Records with drawing code:

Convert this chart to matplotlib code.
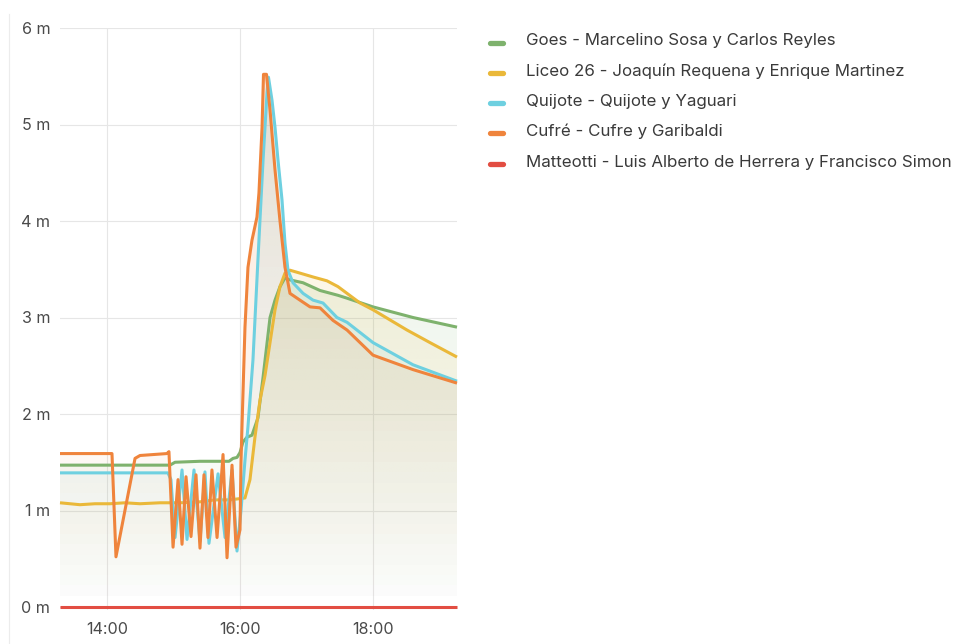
import numpy as np
import matplotlib
matplotlib.use('Agg')
import matplotlib.pyplot as plt
from matplotlib.patches import Polygon
from matplotlib.lines import Line2D
import matplotlib.colors as mcolors

plt.rcParams['font.family'] = ['Inter', 'DejaVu Sans']

# ---------------- data (time in minutes after midnight, level in m) ----------------
series_names = [
    "Goes - Marcelino Sosa y Carlos Reyles",
    "Liceo 26 - Joaquín Requena y Enrique Martinez",
    "Quijote - Quijote y Yaguari",
    "Cufré - Cufre y Garibaldi",
    "Matteotti - Luis Alberto de Herrera y Francisco Simon",
]
series_colors = ['#7EB26D', '#EAB839', '#6ED0E0', '#EF843C', '#E24D42']

goes_t = [797.6, 896.8, 901.4, 923.9, 950.1, 953.7, 957.3, 960.0, 962.7, 966.3, 970.8,
          976.2, 980.8, 987.1, 991.6, 996.1, 1000.6, 1005.1, 1016.9, 1032.2, 1048.4,
          1056.6, 1080.0, 1116.1, 1155.8]
goes_v = [1.47, 1.47, 1.50, 1.51, 1.51, 1.54, 1.55, 1.60, 1.71, 1.76, 1.78,
          1.96, 2.38, 3.00, 3.18, 3.32, 3.41, 3.39, 3.36, 3.28, 3.23,
          3.20, 3.11, 3.00, 2.90]

liceo_t = [797.6, 806.6, 815.6, 829.2, 842.7, 856.2, 869.8, 887.8, 905.9, 923.9, 937.5,
           951.0, 964.5, 969.0, 973.5, 978.0, 982.6, 987.1, 991.6, 996.1, 1000.6, 1005.1,
           1014.1, 1025.9, 1038.5, 1048.4, 1068.3, 1080.0, 1110.7, 1131.4, 1155.8]
liceo_v = [1.08, 1.07, 1.06, 1.07, 1.07, 1.08, 1.07, 1.08, 1.08, 1.09, 1.11,
           1.11, 1.13, 1.32, 1.76, 2.14, 2.40, 2.74, 3.08, 3.32, 3.46, 3.49,
           3.46, 3.42, 3.38, 3.32, 3.15, 3.08, 2.87, 2.74, 2.59]

quijote_t = [797.6, 895.0, 897.7, 901.4, 907.7, 912.2, 918.5, 923.9, 928.4, 932.0, 940.2,
             946.5, 952.8, 957.3, 960.9, 964.5, 967.2, 971.7, 976.2, 980.8, 984.4, 985.7,
             988.9, 991.6, 994.3, 997.9, 1000.6, 1003.3, 1007.8, 1016.9, 1025.9, 1034.9,
             1047.5, 1056.6, 1080.0, 1116.1, 1155.8]
quijote_v = [1.39, 1.39, 1.32, 0.72, 1.42, 0.70, 1.42, 0.68, 1.40, 0.66, 1.38,
             0.72, 1.42, 0.58, 1.00, 1.52, 1.87, 2.56, 3.60, 4.63, 5.33, 5.49,
             5.25, 4.97, 4.63, 4.22, 3.77, 3.49, 3.36, 3.25, 3.18, 3.15,
             3.00, 2.95, 2.74, 2.51, 2.34]

cufre_t = [797.6, 844.5, 848.1, 865.3, 869.8, 894.1, 895.9, 899.6, 904.1, 907.7, 911.3,
           915.8, 920.3, 923.9, 927.5, 931.1, 934.7, 939.3, 944.7, 948.3, 952.8, 956.4,
           960.0, 960.9, 961.8, 964.5, 967.2, 970.8, 975.3, 977.1, 979.9, 981.2, 983.9,
           987.1, 991.6, 996.1, 1000.6, 1003.3, 1005.1, 1014.1, 1023.2, 1032.2, 1043.9,
           1056.6, 1080.0, 1116.1, 1155.8]
cufre_v = [1.59, 1.59, 0.52, 1.54, 1.57, 1.59, 1.61, 0.62, 1.32, 0.65, 1.35,
           0.73, 1.37, 0.61, 1.37, 0.72, 1.42, 0.72, 1.58, 0.51, 1.47, 0.62,
           0.80, 1.50, 1.87, 2.90, 3.52, 3.80, 4.04, 4.29, 4.97, 5.52, 5.52,
           5.15, 4.53, 4.00, 3.52, 3.36, 3.25, 3.18, 3.11, 3.10, 2.97,
           2.87, 2.61, 2.46, 2.32]

matteotti_t = [797.6, 960.0, 1155.8]
matteotti_v = [0.0, 0.0, 0.0]

x_ticks = [840, 960, 1080]
x_tick_labels = ["14:00", "16:00", "18:00"]
y_ticks = [0, 1, 2, 3, 4, 5, 6]
y_tick_labels = ["0 m", "1 m", "2 m", "3 m", "4 m", "5 m", "6 m"]

all_t = [goes_t, liceo_t, quijote_t, cufre_t, matteotti_t]
all_v = [goes_v, liceo_v, quijote_v, cufre_v, matteotti_v]

# ---------------- figure ----------------
W, H = 965, 644
fig = plt.figure(figsize=(W / 100, H / 100), dpi=100)
fig.patch.set_facecolor('white')

ax_left, ax_right = 60, 457
y_top, y_zero = 28, 607
ppm = (y_zero - y_top) / 6.0
ymin = -0.03
y_bottom = y_zero - ymin * ppm
ax = fig.add_axes([ax_left / W, 1 - y_bottom / H, (ax_right - ax_left) / W, (y_bottom - y_top) / H])

XMIN, XMAX = 797.6, 1155.8
YMAX = 6.0
AMAX = 0.22

for t, v, c in zip(all_t, all_v, series_colors):
    t = np.asarray(t); v = np.asarray(v)
    verts = np.concatenate([np.column_stack([t, v]),
                            np.array([[t[-1], 0.0], [t[0], 0.0]])])
    poly = Polygon(verts, closed=True, facecolor='none', edgecolor='none')
    ax.add_patch(poly)
    rgb = mcolors.to_rgb(c)
    n = 300
    img = np.zeros((n, 2, 4))
    img[:, :, :3] = rgb
    img[:, :, 3] = np.linspace(AMAX, 0.0, n)[:, None]
    im = ax.imshow(img, aspect='auto', extent=[XMIN, XMAX, 0, YMAX], origin='upper',
                   zorder=1, interpolation='bilinear')
    im.set_clip_path(poly)

for t, v, c in zip(all_t, all_v, series_colors):
    ax.plot(t, v, color=c, lw=2.2, zorder=3, solid_joinstyle='round',
            solid_capstyle='butt', clip_on=False)

ax.set_xlim(XMIN, XMAX)
ax.set_ylim(ymin, YMAX)
ax.set_xticks(x_ticks)
ax.set_xticklabels(x_tick_labels)
ax.set_yticks(y_ticks)
ax.set_yticklabels(y_tick_labels)
ax.grid(True, color='#e6e6e6', lw=0.8, zorder=0)
ax.set_axisbelow(True)
for s in ax.spines.values():
    s.set_visible(False)
ax.tick_params(axis='both', length=0, labelsize=11.6, colors='#4a4a4a')
ax.tick_params(axis='y', pad=7)
ax.tick_params(axis='x', pad=9)
ax.set_facecolor('white')

# panel edge
fig.add_artist(Line2D([9 / W, 9 / W], [0, 1 - 14 / H], transform=fig.transFigure,
                      color='#ececec', lw=0.8))

# legend
leg_y = [42.5, 72.8, 103.1, 133.4, 163.7]
for name, c, yy in zip(series_names, series_colors, leg_y):
    fy = 1 - yy / H
    fig.add_artist(Line2D([490 / W, 503 / W], [fy, fy], transform=fig.transFigure,
                          color=c, lw=3.8, solid_capstyle='round'))
    fig.text(526 / W, 1 - (yy + 3.0) / H, name, fontsize=12.2, color='#3a3a3a',
             va='baseline', ha='left')

fig.savefig('out.png', dpi=100, facecolor='white')
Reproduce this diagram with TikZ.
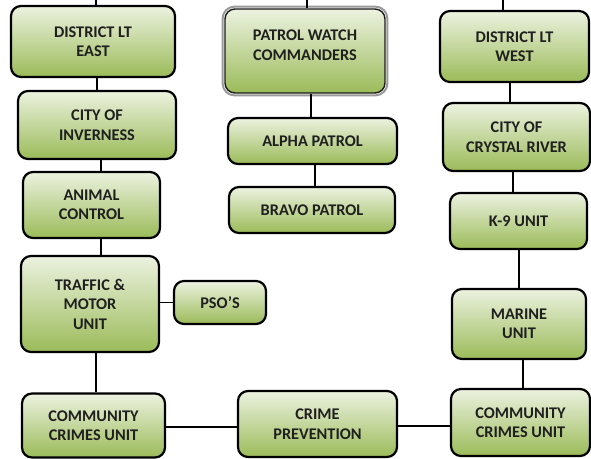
\documentclass[tikz,border=0pt]{standalone}
\usepackage{fontspec}
\setmainfont{Carlito}
\usetikzlibrary{calc}
\definecolor{gtop}{RGB}{236,242,224}
\definecolor{gbot}{RGB}{155,187,89}
\tikzset{
  unitbox/.style={draw=black, line width=2.2pt, rounded corners=10pt,
    top color=gtop, bottom color=gbot, align=center, inner sep=0pt,
    font=\fontsize{16.3}{19.5}\selectfont\bfseries, text=black!88},
  conn/.style={draw=black, line width=1.7pt},
  ptxt/.style={align=center, font=\fontsize{16.3}{19.5}\selectfont\bfseries, text=black!88}
}
\begin{document}
\begin{tikzpicture}[x=1pt,y=-1pt]
\useasboundingbox (0,0) rectangle (591,458);
% left column
\node[unitbox, minimum width=164, minimum height=71] (dle) at (93,41.5) {DISTRICT LT\\EAST};
\node[unitbox, minimum width=158, minimum height=68] (inv) at (97,125) {CITY OF\\INVERNESS};
\node[unitbox, minimum width=137, minimum height=66] (anim) at (91.5,205) {ANIMAL\\CONTROL};
\node[unitbox, minimum width=138, minimum height=96] (traf) at (90,304) {TRAFFIC \&\\MOTOR\\UNIT};
\node[unitbox, minimum width=92, minimum height=43] (pso) at (220,302.5) {PSO’S};
\node[unitbox, minimum width=143, minimum height=64] (ccl) at (93.5,425.5) {COMMUNITY\\CRIMES UNIT};
% middle column
\node[unitbox, line width=1.4pt, draw=black!90, minimum width=160, minimum height=84] (pcw) at (305,51) {};
\draw[draw=black!40, line width=2pt, rounded corners=12pt]
  ($(pcw.north west)+(-1.7,-1.7)$) rectangle ($(pcw.south east)+(1.7,1.7)$);
\node[ptxt] (pcwt) at ($(pcw.center)+(0,-6)$) {PATROL WATCH\\COMMANDERS};
\node[unitbox, minimum width=169, minimum height=46] (alpha) at (312.5,141) {ALPHA PATROL};
\node[unitbox, minimum width=166, minimum height=46] (bravo) at (312,210) {BRAVO PATROL};
\node[unitbox, minimum width=159, minimum height=66] (crime) at (317.5,424) {CRIME\\PREVENTION};
% right column
\node[unitbox, minimum width=149, minimum height=71] (dlw) at (514.5,46.5) {DISTRICT LT\\WEST};
\node[unitbox, minimum width=147, minimum height=68] (ccry) at (516.5,137) {CITY OF\\CRYSTAL RIVER};
\node[unitbox, minimum width=137, minimum height=56] (k9) at (518.5,221) {K-9 UNIT};
\node[unitbox, minimum width=134, minimum height=70] (mar) at (519,324) {MARINE\\UNIT};
\node[unitbox, minimum width=139, minimum height=67] (ccr) at (520.5,422.5) {COMMUNITY\\CRIMES UNIT};
% free ends at the top
\coordinate (t1) at (96,0);
\coordinate (t2) at (307,0);
\coordinate (t3) at (503,0);
% connectors
\draw[conn] (t1) -- (t1 |- dle.north);
\draw[conn] (t2) -- (t2 |- pcw.north);
\draw[conn] (t3) -- (t3 |- dlw.north);
\draw[conn] (dle.south -| inv.north) -- (inv.north);
\draw[conn] ($(inv.south)+(4,0)$) -- ($(anim.north)+(9.5,0)$);
\draw[conn] ($(anim.south)+(9.5,0)$) -- ($(traf.north)+(11,0)$);
\draw[conn] (traf.east |- pso.west) -- (pso.west);
\draw[conn] ($(traf.south)+(6,0)$) -- ($(ccl.north)+(2.5,0)$);
\draw[conn] (ccl.east |- 0,427) -- (crime.west |- 0,427);
\draw[conn] (crime.east |- 0,426) -- (ccr.west |- 0,426);
\draw[conn] ($(pcw.south)+(6,0)$) -- ($(alpha.north)+(-1.5,0)$);
\draw[conn] ($(alpha.south)+(2.5,0)$) -- ($(bravo.north)+(3,0)$);
\draw[conn] ($(dlw.south)+(-4.5,0)$) -- ($(ccry.north)+(-6.5,0)$);
\draw[conn] ($(ccry.south)+(-3.5,0)$) -- ($(k9.north)+(-5.5,0)$);
\draw[conn] ($(k9.south)+(0.5,0)$) -- (mar.north);
\draw[conn] ($(mar.south)+(4,0)$) -- ($(ccr.north)+(2.5,0)$);
\end{tikzpicture}
\end{document}
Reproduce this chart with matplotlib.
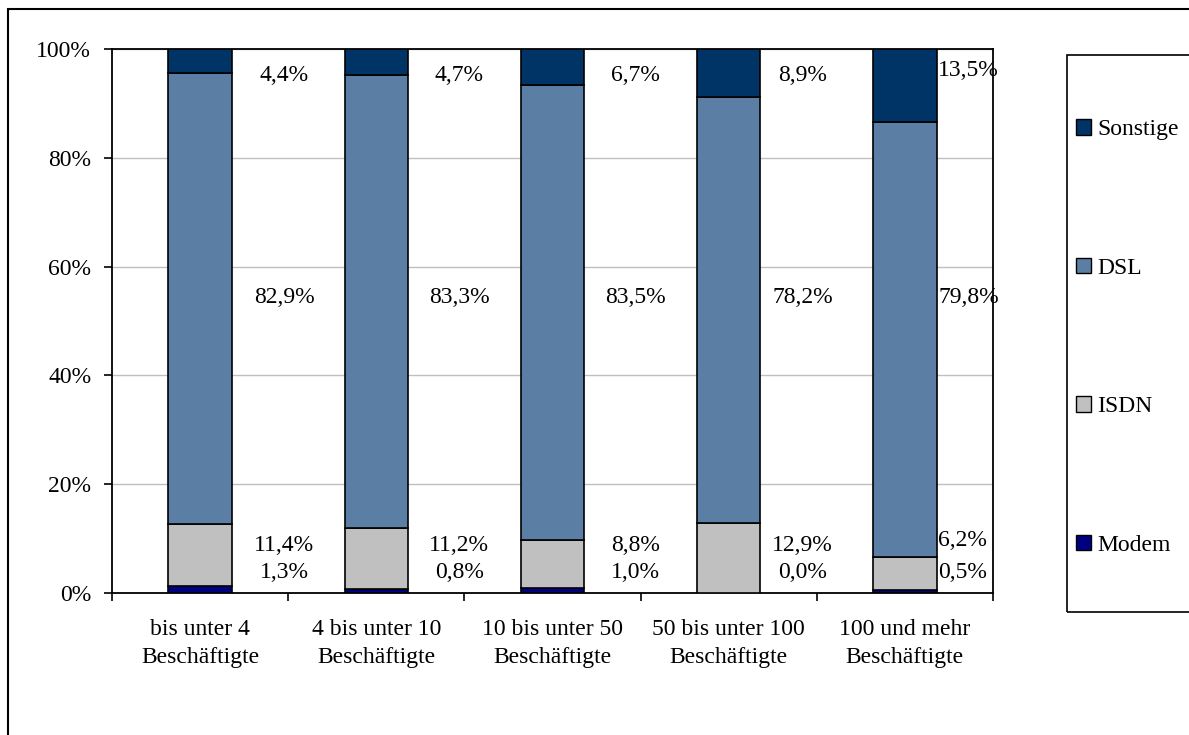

● Job
Only the lines from the start of the records above through the line containing "3.20, 3.11, 3.00, 2.90]" should be returned, exactly and with both ends, please; the pictures stay out.

● Final result
Convert this chart to matplotlib code.
import numpy as np
import matplotlib
matplotlib.use('Agg')
import matplotlib.pyplot as plt
from matplotlib.patches import Polygon
from matplotlib.lines import Line2D
import matplotlib.colors as mcolors

plt.rcParams['font.family'] = ['Inter', 'DejaVu Sans']

# ---------------- data (time in minutes after midnight, level in m) ----------------
series_names = [
    "Goes - Marcelino Sosa y Carlos Reyles",
    "Liceo 26 - Joaquín Requena y Enrique Martinez",
    "Quijote - Quijote y Yaguari",
    "Cufré - Cufre y Garibaldi",
    "Matteotti - Luis Alberto de Herrera y Francisco Simon",
]
series_colors = ['#7EB26D', '#EAB839', '#6ED0E0', '#EF843C', '#E24D42']

goes_t = [797.6, 896.8, 901.4, 923.9, 950.1, 953.7, 957.3, 960.0, 962.7, 966.3, 970.8,
          976.2, 980.8, 987.1, 991.6, 996.1, 1000.6, 1005.1, 1016.9, 1032.2, 1048.4,
          1056.6, 1080.0, 1116.1, 1155.8]
goes_v = [1.47, 1.47, 1.50, 1.51, 1.51, 1.54, 1.55, 1.60, 1.71, 1.76, 1.78,
          1.96, 2.38, 3.00, 3.18, 3.32, 3.41, 3.39, 3.36, 3.28, 3.23,
          3.20, 3.11, 3.00, 2.90]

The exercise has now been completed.